For Nakamura, the main interest was picking out specialties to supplement the hotel’s main procurement inventory. A stand offering large tiger prawns caught his interest, and after shopping around, he picked up a kilogram. Nakamura was one of the earliest visitors to this part of the market, and many stallholders were still setting up. There was an almost collegial atmosphere as he picked through various offerings, comparing prices, taking notes, checking for freshness.
This atmosphere would vanish later in the morning. When I walked through the markets again at around 8am, the isles were packed with grannies picking up their own daily supplies, and the pace of business was much brisker. Squeezing through the crowd, avoiding the cascades of water flung over worktables to wash away blood and entrails, looking at the faces all intent on their business, it was easy to see why this drab, wet and cold concrete arena of stalls had become such a mecca for food lovers.
The fish market, which covers a 2.2-hectare site, is dwarfed by the neighboring No. 1 Fruit and Vegetable Wholesale Market (第一果菜批發市場), which sprawls over more than 5 hectares. Here too, retail stalls are mixed in with the wholesalers, and the market flows out into a vibrant morning street market along Fuming Street (富民街).
This was the next stop. As with the fish market, the wholesale fruit and vegetable market offers a preview of things just coming into season. It was a delight to find some lovely new local strawberries, which had yet to appear in Taipei’s markets. They would still be a little tart, the stall owner said, suggesting some imported varieties instead. David Ansted, Far Eastern’s executive chef, who had accompanied Nakamura on this trip, picked up a number of boxes of the local fruit, saying that the tartness had its own special appeal. “It produces a very intense flavor when cooked,” he explained.
The wholesale section of the fruit market was a huge hanger, but the fruits and vegetables where displayed there like jewels. Getting the best was not always an easy matter, and even at this early hour, vendors would shake their heads over some premium item, saying that the stock had already been sold out. Wax apples, black cherries, blueberries, varieties of lemons, quite apart from all the seasonal fruit, were on display, and very tempting if you were prepared to buy your fruit by the case. The grand scale of this market even made it a stop for a South Korean tour group who arrived in a coach to have pictures taken next to the stacked boxes of fruit.

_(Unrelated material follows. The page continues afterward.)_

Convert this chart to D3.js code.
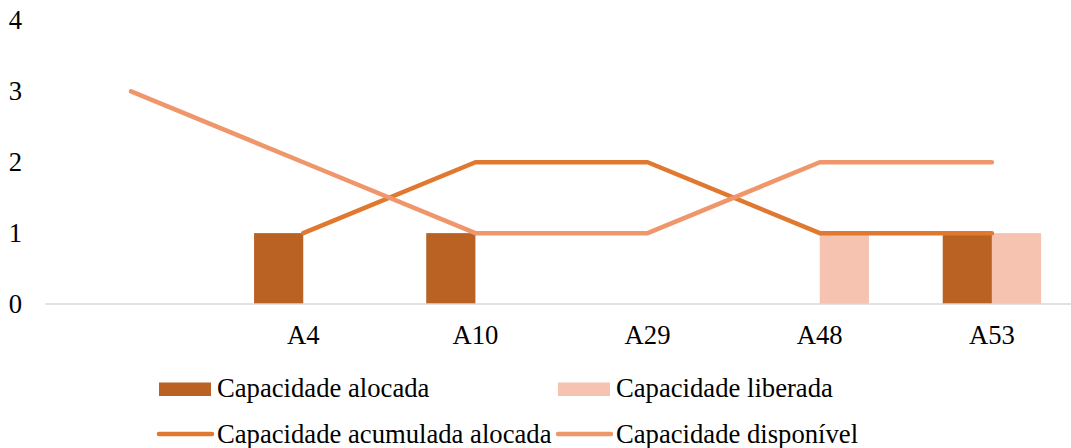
<!DOCTYPE html>
<html>
<head>
<meta charset="utf-8">
<script src="https://cdn.jsdelivr.net/npm/d3@7"></script>
<style>
  html, body { margin: 0; padding: 0; background: #fff; }
  svg { display: block; }
  text { font-family: "Liberation Serif", "Times New Roman", serif; fill: #000; }
</style>
</head>
<body>
<svg id="chart" width="1071" height="448"></svg>
<script>
// Categories along the x axis (first slot is unlabeled)
const categories = ["", "A4", "A10", "A29", "A48", "A53"];
// Bar series
const capAlocada   = [null, 1, 1, null, null, 1];
const capLiberada  = [null, null, null, null, 1, 1];
// Line series
const capAcumulada = [null, 1, 2, 2, 1, 1];
const capDisponivel = [3, 2, 1, 1, 2, 2];
// Y axis tick values
const yTicks = [0, 1, 2, 3, 4];

const series = {
  alocada:    { name: "Capacidade alocada",            color: "#BA6124" },
  liberada:   { name: "Capacidade liberada",           color: "#F5C3B0" },
  acumulada:  { name: "Capacidade acumulada alocada",  color: "#E0782F" },
  disponivel: { name: "Capacidade disponível",         color: "#F0966B" }
};

const svg = d3.select("#chart");
const fontSize = 26.67;

const x = d3.scaleBand().domain(categories).range([45, 1078]).padding(0);
const y = d3.scaleLinear().domain([0, 4]).range([304, 20.5]);
const bw = x.bandwidth();
const barW = bw / 3.5;           // two bars plus a 150% gap per category
const cx = c => x(c) + bw / 2;

// Y tick labels
svg.append("g").selectAll("text")
  .data(yTicks).join("text")
  .attr("x", 22)
  .attr("y", d => y(d))
  .attr("dy", "0.32em")
  .attr("text-anchor", "end")
  .style("font-size", fontSize + "px")
  .text(d => d);

// Bars
const barData = [];
categories.forEach((c, i) => {
  if (capAlocada[i] != null) barData.push({ c, v: capAlocada[i], off: -barW, color: series.alocada.color });
  if (capLiberada[i] != null) barData.push({ c, v: capLiberada[i], off: 0, color: series.liberada.color });
});
svg.append("g").selectAll("rect")
  .data(barData).join("rect")
  .attr("x", d => cx(d.c) + d.off)
  .attr("y", d => y(d.v))
  .attr("width", barW)
  .attr("height", d => y(0) - y(d.v))
  .attr("fill", d => d.color);

// Category axis baseline
svg.append("line")
  .attr("x1", 45).attr("x2", 1078)
  .attr("y1", y(0)).attr("y2", y(0))
  .attr("stroke", "#D9D9D9").attr("stroke-width", 1.5);

// Category labels
svg.append("g").selectAll("text")
  .data(categories).join("text")
  .attr("x", d => cx(d))
  .attr("y", 344)
  .attr("text-anchor", "middle")
  .style("font-size", fontSize + "px")
  .text(d => d);

// Lines
const lineGen = d3.line()
  .defined(d => d.v != null)
  .x(d => cx(d.c))
  .y(d => y(d.v));

[[capAcumulada, series.acumulada.color], [capDisponivel, series.disponivel.color]].forEach(([vals, color]) => {
  svg.append("path")
    .datum(categories.map((c, i) => ({ c, v: vals[i] })))
    .attr("d", lineGen)
    .attr("fill", "none")
    .attr("stroke", color)
    .attr("stroke-width", 4.5)
    .attr("stroke-linecap", "round")
    .attr("stroke-linejoin", "round");
});

// Legend
const legendItems = [
  { s: series.alocada,    type: "rect", col: 0, row: 0 },
  { s: series.liberada,   type: "rect", col: 1, row: 0 },
  { s: series.acumulada,  type: "line", col: 0, row: 1 },
  { s: series.disponivel, type: "line", col: 1, row: 1 }
];
const colX = [159, 558];
const rowY = [397, 443];
const lg = svg.append("g");
legendItems.forEach(it => {
  const x0 = colX[it.col], base = rowY[it.row];
  if (it.type === "rect") {
    lg.append("rect")
      .attr("x", x0).attr("y", base - 14.5)
      .attr("width", 52).attr("height", 13.5)
      .attr("fill", it.s.color);
  } else {
    lg.append("line")
      .attr("x1", x0).attr("x2", x0 + 53)
      .attr("y1", base - 9).attr("y2", base - 9)
      .attr("stroke", it.s.color)
      .attr("stroke-width", 4.5)
      .attr("stroke-linecap", "round");
  }
  lg.append("text")
    .attr("x", x0 + 58)
    .attr("y", base)
    .style("font-size", fontSize + "px")
    .text(it.s.name);
});
</script>
</body>
</html>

Moving out of the wholesale area, we entered the retail market for fruit and vegetables, which was a treasure trove for anyone looking to buy larger quantities or simply seeking ingredients not readily available at smaller markets. Fennel, parsley and organic-grown basil were unexpected finds, as were whole hibiscus flowers, along with heaps of chilies of various sizes and spiciness, garlic whole, peeled, chopped and mashed, and bales of spring onions. Local and imported produce were both available. While some of the shops clearly favor customers buying in bulk, there was also plenty here for the home chef to get excited about.
Our shopping done, I walked back through the wholesale fish market. All that remained of the pre-dawn bustle were mountains of Styrofoam boxes and acres of torn, wet plastic sheeting waiting to be recycled. Workers were out with hoses washing down the concrete floor while others were sitting at neighboring cooked food stalls winding down after their day’s work. It would all start again at 3am next day.
As with most traditional markets, both wholesale markets are closed Mondays.